To gain access to that world, historians have relied on the usual sources available in the white community: plantation records; diaries, journals, and other personal documents; newspaper and magazine materials; imaginative literature; travelogues and more; and additionally of course the slave materials mentioned above. However, an important source of information apparently has been overlooked by researchers, and that is visual representation of the African-Americans cultural activities. Scholars reconstructing the historical past of slave culture seem not yet to recognize the value of using visual materials not just as illustrations for their texts or support for their theses, but also for the evidence contained in their subject matter.
In this book we propose to approach the subject matter from the perspective of a historian of the traditional performing arts (music, dance, and religious and secular oral literature), permitting the visual image to tell its own story and arriving at conclusions based on the information it provides, holding in special regard information confirmed by contemporaneous literary sources and/or oral tradition. In short, this is not a social history in pictures of black-American culture or a pictorial record of African-American achievement in the nineteenth century. Rather, it focuses on identifying, describing, and analyzing the cultural art forms and activities represented in the pictorial records that lie at the roots of African-American traditional culture. It is an iconography of black culture that includes photographic reproduction of the artworks on which it is based.

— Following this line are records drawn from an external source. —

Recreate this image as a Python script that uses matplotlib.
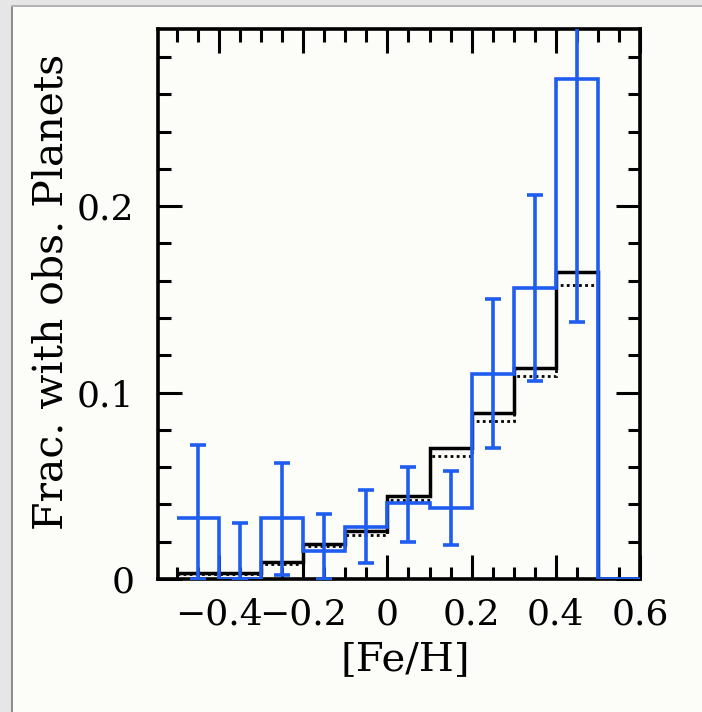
import numpy as np
import matplotlib
matplotlib.use('Agg')
import matplotlib.pyplot as plt
from matplotlib.patches import Rectangle
from matplotlib.ticker import MultipleLocator, FixedLocator, FuncFormatter

# bin edges in [Fe/H]
edges = [-0.5, -0.4, -0.3, -0.2, -0.1, 0.0, 0.1, 0.2, 0.3, 0.4, 0.5, 0.6]
centers = [-0.45, -0.35, -0.25, -0.15, -0.05, 0.05, 0.15, 0.25, 0.35, 0.45]

# observed fraction (blue) with error bar ends
obs_frac = [0.0325, 0.0, 0.0325, 0.0152, 0.028, 0.0405, 0.038, 0.110, 0.156, 0.268, 0.0]
obs_err_top = [0.072, 0.030, 0.062, 0.035, 0.048, 0.060, 0.058, 0.150, 0.206, 0.40]
obs_err_bot = [0.0, 0.0, 0.002, 0.0, 0.0084, 0.020, 0.018, 0.070, 0.106, 0.138]

# model fractions (black solid and dotted)
model_solid = [0.0034, 0.0034, 0.0093, 0.019, 0.026, 0.0446, 0.0703, 0.0893, 0.1134, 0.1646, 0.0]
model_dotted = [0.0025, 0.0025, 0.008, 0.0178, 0.0236, 0.0425, 0.066, 0.0848, 0.1087, 0.1575, 0.0]

blue = '#1f5cf0'
plt.rcParams['font.family'] = ['DejaVu Serif']

fig = plt.figure(figsize=(7.02, 7.12), dpi=100, facecolor='#fcfcf9')
ax = fig.add_axes([158/702, 1-579/712, (640-158)/702, (579-29)/712])
ax.set_facecolor('#fcfcf9')

ax.stairs(model_dotted, edges, baseline=None, color='black', lw=2.0, ls=(0, (1, 1.2)))
ax.stairs(model_solid, edges, baseline=None, color='black', lw=2.5)
ax.stairs(obs_frac, edges, baseline=None, color=blue, lw=2.6, zorder=3)

vals = np.array(obs_frac[:10])
yerr = [vals - np.array(obs_err_bot), np.array(obs_err_top) - vals]
ax.errorbar(centers, vals, yerr=yerr, fmt='none', ecolor=blue,
            elinewidth=2.6, capsize=6, capthick=2.6, zorder=3)

ax.set_xlim(-0.545, 0.6)
ax.set_ylim(0, 0.295)

ax.xaxis.set_major_locator(MultipleLocator(0.2))
ax.xaxis.set_minor_locator(MultipleLocator(0.05))
ax.yaxis.set_major_locator(FixedLocator([0, 0.1, 0.2]))
ax.yaxis.set_minor_locator(MultipleLocator(0.02))

def fmt(v, pos):
    s = '%g' % round(v, 3)
    if s == '-0':
        s = '0'
    return s.replace('-', '\u2212')

ax.xaxis.set_major_formatter(FuncFormatter(fmt))
ax.yaxis.set_major_formatter(FuncFormatter(fmt))

ax.tick_params(which='both', direction='in', top=True, right=True, width=2.2, labelsize=26)
ax.tick_params(which='major', length=17)
ax.tick_params(which='minor', length=9)
ax.tick_params(axis='x', pad=13)
ax.tick_params(axis='y', pad=17)
for sp in ax.spines.values():
    sp.set_linewidth(2.6)

ax.set_xlabel('[Fe/H]', fontsize=29)
ax.set_ylabel('Frac. with obs. Planets', fontsize=29.5)
ax.yaxis.set_label_coords(-0.18, 0.522)
ax.xaxis.set_label_coords(0.514, -0.112)
ax.xaxis.label.set_va('top')

# screenshot frame
fig.add_artist(Rectangle((0, 0), 11/702, 1, transform=fig.transFigure, color='#e6e6e6', lw=0))
fig.add_artist(Rectangle((0, 1-5/712), 1, 5/712, transform=fig.transFigure, color='#e6e6e6', lw=0))
fig.add_artist(Rectangle((11/702, 0), 2/702, 1-5/712, transform=fig.transFigure, color='#8c8c8c', lw=0))
fig.add_artist(Rectangle((11/702, 1-7/712), 1, 2/712, transform=fig.transFigure, color='#b4b4b4', lw=0))

fig.savefig('out.png', dpi=100, facecolor=fig.get_facecolor())
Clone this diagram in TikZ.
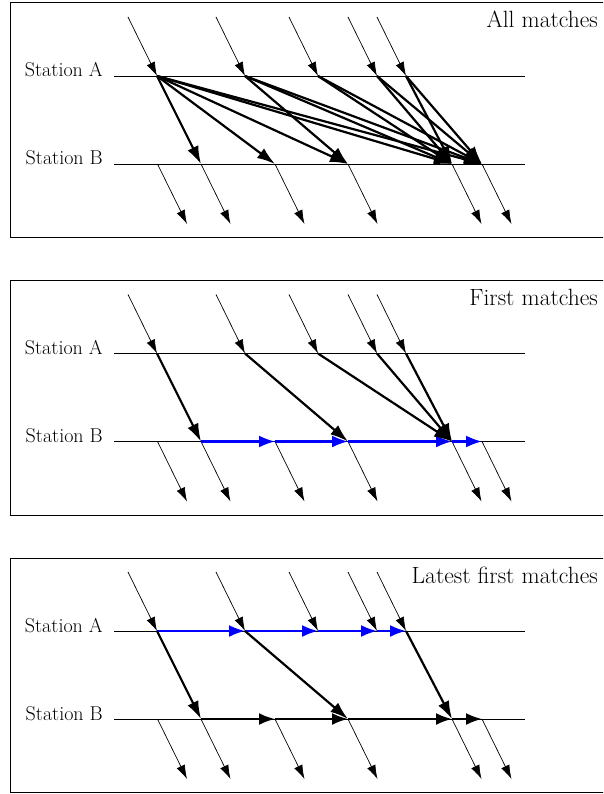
\documentclass[tikz,border=0pt]{standalone}
\usepackage{fontspec}
\usetikzlibrary{arrows.meta}
\tikzset{
  thinarrow/.style={line width=0.7pt, -{Latex[length=14pt,width=9pt]}},
  thickarrow/.style={line width=2.2pt, -{Latex[length=18pt,width=12pt]}},
  bluearrow/.style={line width=2.2pt, blue, -{Latex[length=16pt,width=12pt]}},
  blackchain/.style={line width=2.2pt, black, -{Latex[length=16pt,width=12pt]}},
  station/.style={line width=0.8pt},
  framebox/.style={line width=1pt},
  lab/.style={font=\fontsize{20}{22}\selectfont, anchor=base east, inner sep=0pt},
  ttl/.style={font=\fontsize{23.5}{26}\selectfont, anchor=base east, inner sep=0pt},
}
\begin{document}
\begin{tikzpicture}[x=1pt,y=-1pt]
\useasboundingbox (0,0) rectangle (603,794);
\clip (0,0) rectangle (603,794);
\foreach \p/\dy/\t in {1/0/All matches, 2/277.5/First matches, 3/555/Latest first matches} {
  \begin{scope}[shift={(0,\dy)}]
    \draw[framebox] (10,3) rectangle (640,237.5);
    \node[ttl] (title\p) at (598,28) {\t};
    \node[lab] (labA\p) at (103,77) {Station A};
    \node[lab] (labB\p) at (103,165) {Station B};
    \coordinate (sa\p) at (114,76);
    \coordinate (ea\p) at (525,76);
    \coordinate (sb\p) at (114,164);
    \coordinate (eb\p) at (525,164);
    \draw[station] (sa\p) -- (ea\p);
    \draw[station] (sb\p) -- (eb\p);
    \foreach \i/\x in {1/157, 2/245, 3/318, 4/377, 5/406} {
      \coordinate (A\p-\i) at (\x,76);
      \coordinate (in\p-\i) at ({\x-29},17);
      \draw[thinarrow] (in\p-\i) -- (A\p-\i);
    }
    \foreach \j/\x in {1/157.5, 2/201, 3/275, 4/348, 5/452, 6/482} {
      \coordinate (B\p-\j) at (\x,164);
      \coordinate (out\p-\j) at ({\x+29.5},224);
      \draw[thinarrow] (B\p-\j) -- (out\p-\j);
    }
  \end{scope}
}
% Panel 1: all matches
\foreach \a/\b in {1/2,1/3,1/4,1/5,1/6,2/4,2/5,2/6,3/5,3/6,4/5,4/6,5/5,5/6}
  \draw[thickarrow] (A1-\a) -- (B1-\b);
% Panel 2: first matches
\foreach \a/\b in {2/3,3/4,4/5,5/6}
  \draw[bluearrow] (B2-\a) -- (B2-\b);
\foreach \a/\b in {1/2,2/4,3/5,4/5,5/5}
  \draw[thickarrow] (A2-\a) -- (B2-\b);
% Panel 3: latest first matches
\foreach \a/\b in {1/2,2/3,3/4,4/5}
  \draw[bluearrow] (A3-\a) -- (A3-\b);
\foreach \a/\b in {2/3,3/4,4/5,5/6}
  \draw[blackchain] (B3-\a) -- (B3-\b);
\foreach \a/\b in {1/2,2/4,5/5}
  \draw[thickarrow] (A3-\a) -- (B3-\b);
\end{tikzpicture}
\end{document}
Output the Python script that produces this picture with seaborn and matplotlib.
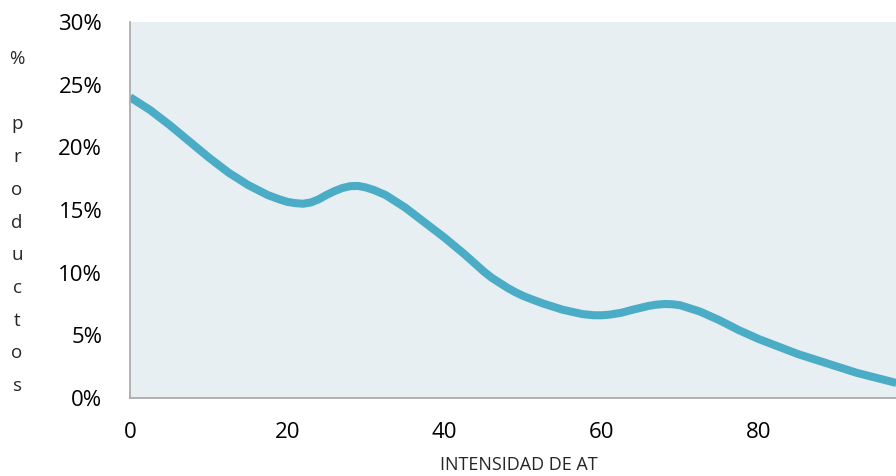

The idea for this project came to my colleague, Josephine Wright, and me more than a decade ago, while we were preparing for publication our work African-American Traditions in Song, Sermon, Tale, and Dance, 1600S1920: An Annotated Bibliography of Literature, Collections, and Artworks (published in 1990). Impressed by the number of illustrations we came across in contemporary magazines and books that depicted aspects of black culture, we decided to compile a collection of artworks to serve as a companion to the bibliography. But there had to be an ordering of the visual materials, an identification of a theme or themes, and the establishment of a basis for categorizing the pictures. Finally, we resolved to let the material itself determine its course: we would systematically collect genre pictures depicting African-American traditional culture in the nineteenth century, with the expectation that themes would emerge as our gatherings increased in number.